Flashes of Sam Friedman’s personal life and struggles as a Jewish man living at the dawn of Hitler’s regime is a more subtle lesson on the nature of hate and callous advocacy of separatism and supremacy. But it impacts is no less jarring as the realization that his fear and reluctance are firmly rooted in the same fear and hesitation that plague black men and women of the time daily sinks in.
His courtroom persona is juxtaposed against his loving relationship with his wife and his respected standing amongst other highly influential and (now) well-known figures of the 40s. The hints of his rich personal life and private struggles offer glimpses to a man most known for his savvy and unflappable courtroom manner. There aren’t many moments and because of it, his sacrifices and drive shine through all the more clearly.
The soundtrack and score do an excellent job of both transporting you to the 40s (Andra Day has this thing about her voice that’s just magical) and holding your attention as you invest in the courtroom drama and the realities as Friedman and Marshall face challenges and the facts of the case unfold.

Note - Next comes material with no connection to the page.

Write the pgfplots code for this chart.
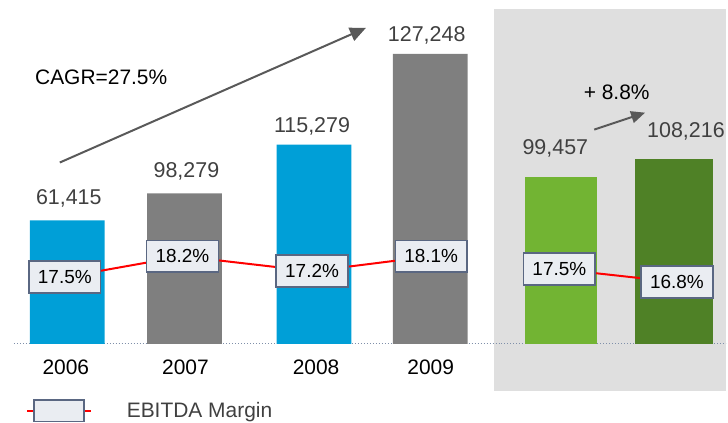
\documentclass[border=0pt]{standalone}
\usepackage{pgfplots}
\pgfplotsset{compat=1.18}
\usepackage{pgfplotstable}
\usepackage{fontspec}
\setmainfont{Liberation Sans}
\usetikzlibrary{arrows.meta}
\definecolor{barblue}{HTML}{009FD7}
\definecolor{bargray}{HTML}{7F7F7F}
\definecolor{lgreen}{HTML}{72B433}
\definecolor{dgreen}{HTML}{4F8126}
\definecolor{panel}{HTML}{DFDFDF}
\definecolor{boxfill}{HTML}{EAEDF2}
\definecolor{boxedge}{HTML}{5A6782}
\definecolor{labgray}{HTML}{404040}
\definecolor{arrgray}{HTML}{595959}
\definecolor{dotc}{HTML}{7F8FA9}

% value labels: x, y position (picture units above the baseline), text
\pgfplotstableread{
x y label
69 146 61,415
187 173 98,279
313 218 115,279
428 310 127,248
557 196 99,457
688 213 108,216
}\valuelabels

% EBITDA margin, annual
\pgfplotstableread{
x y label
65 67 17.5\%
183 88 18.2\%
313 73 17.2\%
432.5 88 18.1\%
}\marginA

% EBITDA margin, nine months
\pgfplotstableread{
x y label
561 75 17.5\%
679 62 16.8\%
}\marginB

\begin{document}
\begin{tikzpicture}
\begin{axis}[
  scale only axis,
  width=728pt, height=424pt,
  xmin=0, xmax=728, ymin=-79, ymax=345,
  axis line style={draw=none},
  clip=false,
  ytick=\empty,
  xtick={66,186,317,432,562,682},
  xticklabels={2006,2007,2008,2009,9M09,9M10},
  major tick length=0pt,
  xtick style={draw=none},
  xticklabel style={anchor=center, yshift=56pt, font=\fontsize{21}{25}\selectfont, text=black},
  legend style={at={(axis cs:26,-67)}, anchor=west, draw=none, fill=none, inner sep=0pt,
    font=\fontsize{21}{25}\selectfont, text=labgray,
    /tikz/every odd column/.append style={column sep=33pt}},
  legend image code/.code={
    \draw[red, line width=2pt] (0pt,0pt) -- (64pt,0pt);
    \draw[fill=boxfill, draw=boxedge, line width=1.5pt] (7pt,-11pt) rectangle (57pt,11pt);
  },
]
% shaded nine-month panel and baseline
\fill[panel] (axis cs:495,-47) rectangle (axis cs:728,336);
\draw[dotc, line width=1pt, dash pattern=on 1pt off 2pt] (axis cs:14,0) -- (axis cs:728,0);

% bars (heights as drawn in the picture)
\addplot[ybar, bar width=75, bar shift=0pt, fill=barblue, draw=none, forget plot]
  coordinates {(67.5,124) (315,200)};
\addplot[ybar, bar width=75, bar shift=0pt, fill=bargray, draw=none, forget plot]
  coordinates {(185,151) (431.5,291)};
\addplot[ybar, bar width=72, bar shift=0pt, fill=lgreen, draw=none, forget plot]
  coordinates {(563,167)};
\addplot[ybar, bar width=78, bar shift=0pt, fill=dgreen, draw=none, forget plot]
  coordinates {(676,186)};

% value labels
\addplot[draw=none, mark=none, forget plot, nodes near coords, point meta=explicit symbolic,
  nodes near coords style={anchor=center, text=labgray, font=\fontsize{21.5}{25}\selectfont}]
  table[x=x, y=y, meta=label] {\valuelabels};

% EBITDA margin line with boxed labels
\addplot[red, line width=2pt, mark=none, nodes near coords, point meta=explicit symbolic,
  nodes near coords style={anchor=center, fill=boxfill, draw=boxedge, line width=1.5pt,
    minimum width=72pt, minimum height=32pt, inner sep=0pt, text=black,
    font=\fontsize{19}{22}\selectfont}]
  table[x=x, y=y, meta=label] {\marginA};
\addlegendentry{EBITDA Margin}
\addplot[red, line width=2pt, mark=none, forget plot, nodes near coords, point meta=explicit symbolic,
  nodes near coords style={anchor=center, fill=boxfill, draw=boxedge, line width=1.5pt,
    minimum width=72pt, minimum height=32pt, inner sep=0pt, text=black,
    font=\fontsize{19}{22}\selectfont}]
  table[x=x, y=y, meta=label] {\marginB};

% growth arrows and annotations
\draw[arrgray, line width=2pt, -{Triangle[length=16pt,width=14pt]}] (axis cs:60,182) -- (axis cs:367,317);
\draw[arrgray, line width=2pt, -{Triangle[length=14pt,width=12pt]}] (axis cs:596,215) -- (axis cs:647,232);
\node[anchor=center, font=\fontsize{21}{25}\selectfont, text=black] at (axis cs:101.5,267) {CAGR=27.5\%};
\node[anchor=center, font=\fontsize{21}{25}\selectfont, text=black] at (axis cs:618.5,252) {+ 8.8\%};
\end{axis}
\end{tikzpicture}
\end{document}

This entire ensemble cast handled both the movies themes and believably recreating this time period with skill and grace. This felt like a visit to the past showing people as multifaceted and real all without playing to unfounded stereotypes or relying on overblown caricatures of racism or violence or threat to get its message across. Everyone remains recognizable, humanized and the audience should be all the more rightfully dismayed by certain portrayals because of it. Sterling K. Brown brings a depth of emotion to his portrayal of an unjustly accused (but far from perfect man) defendant that he’s breathed life into the usually paper-thin stereotypical versions usually offered up by scripts that his raised the bar for all future version of this character type. I wanted to see more of the relationship between Friedman and Marshall because it was at turns hilarious, ironically tragic, yet always absorbing; but watching their ultimate partnership emerge alongside the facts and truths of this case was fascinating and an insightful way to tell a buddy-story outside the realm of comedy films.
Marshall is a riveting look at a layer beneath the surface and behind “the name” Thurgood Marshall. It’s a portrayal at period both gorgeous for its rich cultural renaissance and grotesque for the insidious hate it’s built on. In a time where biopics draw from a barely tapped well of realism and focus on historical figures, not in the usual vein.
It’s not without its limitations – there’s one pivotal moment in court where the lack of difference in the skin color of the defendant and Thurgood regretfully fails to send its greater message – or reliance on standard crime drama tricks (the twist is no big reveal if you’ve been alive for more than five minutes) but it lands perfect body blows with a velvet glove around the steel fist of its message.
Marshall illustrates in a way most films can’t (or won’t) that Black people need anyone to teach them about sacrifice, struggle, or grit; we need folks to get out-of-the-way. All to the better, Marshall sends its message with style, grace, undeniable talent, and truth.